Spin-coating synthesis and characterization of Zn-doped hydroxyapatite/polylactic acid composite coatings

Abstract

Abstract Zn-doped hydroxyapatite/polylactic acid (HA/PLA) composite coatings fabricated by spin-coating technique have rarely been studied by other researchers in recent years. In this study, Zn-doped hydroxyapatite (Zn-doped HA) powder were synthesized by chemical precipitation method, and then Zn-doped hydroxyapatite/polylactic acid (Zn-doped HA/PLA) composite coatings were coated on stainless steel substrates using a spin-coating technique for the first time. The effects of heat treatment in air at 600 °C on the composition and morphology of Zn-doped HA/PLA composite coatings with a series of molar ratios of zinc (0 mol%, 5 mol%, 10 mol%, 15 mol% and 20 mol%) were studied. The obtained samples were characterized by means of X-ray diffraction (XRD), Fourier transform infrared spectroscopy (FTIR), scanning electron microscopy (SEM), energy-dispersive X-ray spectroscopy (EDX), transmission electron microscopy (TEM), and X-ray photoelectron spectroscopy (XPS).
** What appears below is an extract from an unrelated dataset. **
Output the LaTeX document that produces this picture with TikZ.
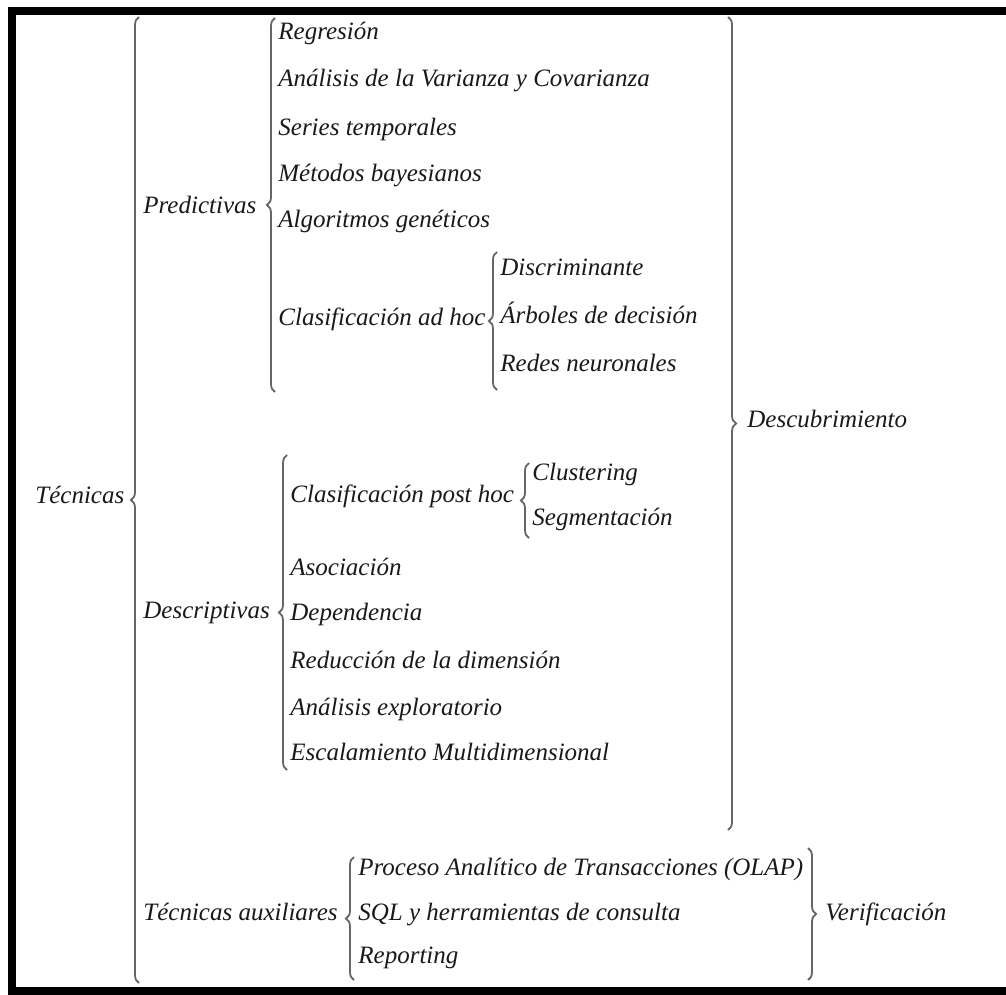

The results showed that Zn 2 + ions had replaced the partial Ca 2 + ions and were doped into hydroxyapatite lattice successfully. The synthetic hydroxyapatite nanoparticles showed rod-like morphology, whereas the substitution of the Zn ions restrained the growth of Zn-doped HA crystal and decreased its size. The surface morphology of Zn-doped HA/PLA composite coatings after sintering at 600 °C for 1 h exhibited a uniform, porous structure with a thickness of 60 μm or so. The introduction of PLA in composite coatings could keep metal substrates from catalyzing the decomposition of HA caused by high temperature heat treatment.